Hay cine religioso -tal y como suena-, cine en el que aparecen curiosos o misteriosos personajes con poderes y capacidades sobrehumanas que se antojan divinos, sin que sean nombrados explícitamente en la pantalla y que el espectador acomoda a su gusto y, por último, otros que expresamente son Dios, o una representación suya más o menos aventurada. La mayoría de estas películas no son directamente doctrinales, sino que los sagrados protagonistas se dedican al bien sin membrete ni proselitismo de ningún tipo; tal vez por eso me costó aceptar que en una película de hace un año, con actores conocidos y muy conocidos, apareciera Dios en toda su plenitud. Como lo leen, el omnipotente y omnisciente creador del universo en, eso sí, versión multirracial; e imagino que se trata de un contraataque de las fuerzas cristianas intentando sostener la moral de tanto individuo desorientado por la falta de fe. Se trataba de un sano, particular y exclusivo Dios protestante -personalizado a gusto de cada consumidor- que venía a recordar que el paraíso es una cuestión individual al que se accede por méritos propios, a saber, con trabajo remunerado, casa en propiedad y una cuenta bancaria más o menos saneada; todo lo contrario de esas otras religiones que predican una salvación general para multitudes en las que la ayuda mutua y el amor a los demás confunden más que aclarar las mentes. Un Dios de un buenismo pueril que vendía con grandes sonrisas un sórdido egotismo particular y una santa resignación lo más alejados posible de cualquier atisbo de solidaridad o de una comunidad o iglesia universal. Tal y como imaginan, un Dios made in America.
Un Dios alejado del clásico rostro ario que se suele disfrutar en las versiones locales, por aquello de la cercanía con el fiel; porque en este caso Dios era mujer, y negra; y en sus otras personalizaciones, todas simultáneas -¡qué magnífica demostración de versatilidad!- también aparecía como mujer asiática, joven moreno de aspecto y rasgos mediterráneos o indígena norteamericano; con la misma sonrisa e ubicuidad e idéntico poder y bondad, hasta el punto de llevar al “prota” de la peli a una envidiable y soleada carrera por la superficie de las aguas que ya quisieran soñar los predicadores más exigentes y puristas. Todo un descubrimiento del que no acababa de dar crédito a medida que la película avanzaba y el Creador desplegaba sus habilidades -las mismas de siempre- a la hora de no saber cómo justificar las tragedias humanas (porque para eso ya está la fe); esas tragedias que suelen golpearnos dejándonos para el arrastre y que nos empeñamos en ver y asumir como no corresponde. Porque frente a nuestra ira, impotencia y desesperación tan terrenales hay algo más que nos resistimos a creer, que Dios nos quiere, por eso aprieta pero no ahoga; es decir, que las desgracias tienen que pasar y nuestra obligación es asumirlas con alegría.

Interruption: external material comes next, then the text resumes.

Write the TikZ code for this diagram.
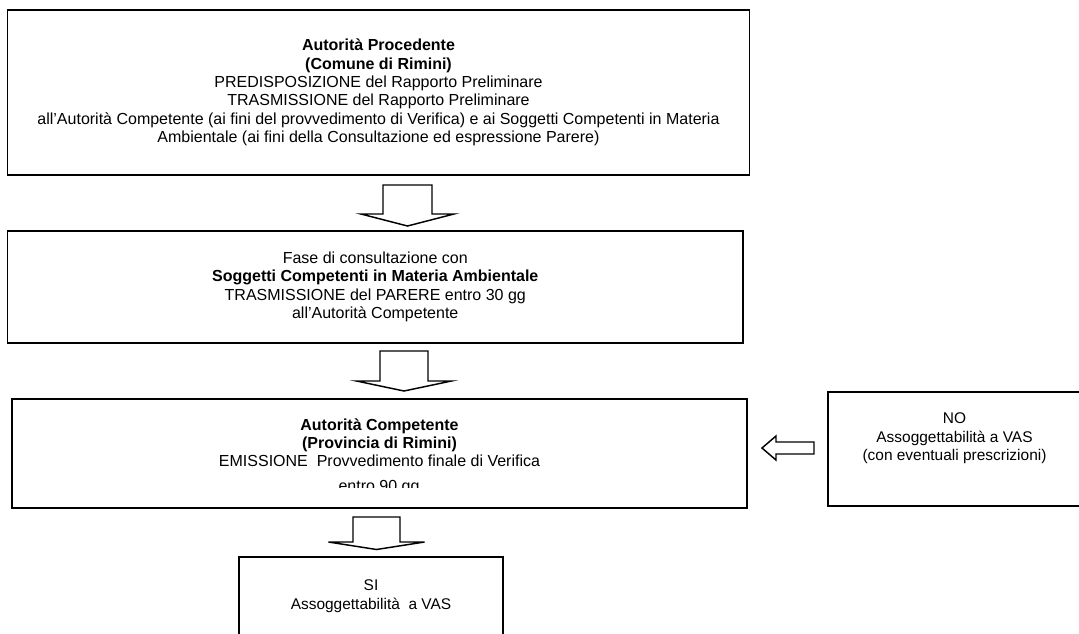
\documentclass[tikz,border=0pt]{standalone}
\usepackage{fontspec}
\setmainfont{Liberation Sans}

\tikzset{
  box/.style={draw, line width=1.2pt, align=center, inner sep=2pt,
    font=\fontsize{12pt}{13.8pt}\selectfont},
  boxpiccolo/.style={box, font=\fontsize{11.6pt}{14pt}\selectfont},
  freccia/.style={draw, line width=1.1pt, line join=miter}
}

\begin{document}
\begin{tikzpicture}[x=0.75pt,y=-0.75pt]
      \clip (0,0) rectangle (1079,633);
      % caselle
      \node [box, minimum width=556.5pt, minimum height=123.75pt] (proc) at (378.5,92.5)
        {\textbf{Autorità Procedente}\\ \textbf{(Comune di Rimini)}\\
         PREDISPOSIZIONE del Rapporto Preliminare\\
         TRASMISSIONE del Rapporto Preliminare\\
         all'Autorità Competente (ai fini del provvedimento di Verifica) e ai Soggetti Competenti in Materia\\
         Ambientale (ai fini della Consultazione ed espressione Parere)};
      \node [box, minimum width=551.6pt, minimum height=84pt] (cons) at (375.25,287)
        {Fase di consultazione con\\
         \textbf{Soggetti Competenti in Materia Ambientale}\\
         TRASMISSIONE del PARERE entro 30 gg\\
         all'Autorità Competente};
      \node [box, minimum width=551.25pt, minimum height=81.75pt] (comp) at (379.5,453.5)
        {\textbf{Autorità Competente}\\ \textbf{(Provincia di Rimini)}\\
         EMISSIONE\ \ Provvedimento finale di Verifica\\ \phantom{entro 90 gg}};
      \begin{scope}
      \clip (0,0) rectangle (1079,487);
      \node [anchor=base, font=\fontsize{12pt}{13.8pt}\selectfont] (entro) at (379,491) {entro 90 gg};
      \end{scope}
      \node [boxpiccolo, minimum width=189.75pt, minimum height=85.5pt] (noVAS) at (954.5,449)
        {NO\\ Assoggettabilità a VAS\\ (con eventuali prescrizioni)\\ \strut};
      \node [boxpiccolo, minimum width=198pt, minimum height=58.5pt] (siVAS) at (371,596)
        {SI\\ Assoggettabilità\ \ a VAS};
      % frecce
      \foreach \cx/\cy/\sw/\sl/\hw/\hl [count=\i] in
        {407.5/185/24.5/29/46.5/12, 404/351/24/30/47.5/10, 376.5/517/23.5/25/48/7.5}{
      \coordinate (f\i) at (\cx,\cy);
      \draw [freccia] (f\i) ++(-\sw,0) -- ++(0,\sl) -- ++(\sw-\hw,0) -- ++(\hw,\hl)
        -- ++(\hw,-\hl) -- ++(\sw-\hw,0) -- ++(0,-\sl) -- cycle; }
      \coordinate (fs) at (814,448);
      \draw [freccia] (fs) ++(0,-6) -- ++(-38,0) -- ++(0,-6) -- ++(-14,12)
        -- ++(14,12) -- ++(0,-6) -- ++(38,0) -- cycle;
\end{tikzpicture}
\end{document}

Tan penoso como el resto de la película y donde más se nota la precariedad, tanto formal como imaginativa, de las religiones a la hora de adaptarse al presente era la versión cutre del paraíso que mostraba, en eso parece que no ha pasado el tiempo, se trataba de la misma versión de andar por casa que hace dos mil años se ofrecía a los castigados habitantes del desierto -entonces más bien justificada-, un jardín de lo más kitsch, una beatífica y soleada proliferación de árboles, lagos y flores, una espléndida y fresca vegetación que al parecer alegraba la vista y purificaba el alma de los asolados creyentes de entonces. En eso los productores de la película, probablemente apremiados por un proselitismo infantil de lo más burdo e irrespetuoso para con la inteligencia, no supieron o no se atrevieron a arriesgar en presente, porque en los tiempos que corren quién se aventura con un paraíso para tantos; ¿toda la humanidad? ¿mezclados e iguales cuando nuestra religión es la mejor con diferencia? ¡Qué confusión tan repulsiva! Mejor echar mano de lo que siempre ha funcionado con los espíritus simples.
En fin, que si ya no tuviéramos suficiente con semanas, santos, romerías y patrones locales, ahora viene la derecha norteamericana más recalcitrante a intentar convencernos, de la mano Hollywood, de que el trabajo individual dentro de un orden capitalista de propiedad privada es lo que realmente santifica y gana el cielo. Qué cerca queda Max Weber.
¡Ah! la película por aquí se titula La Cabaña.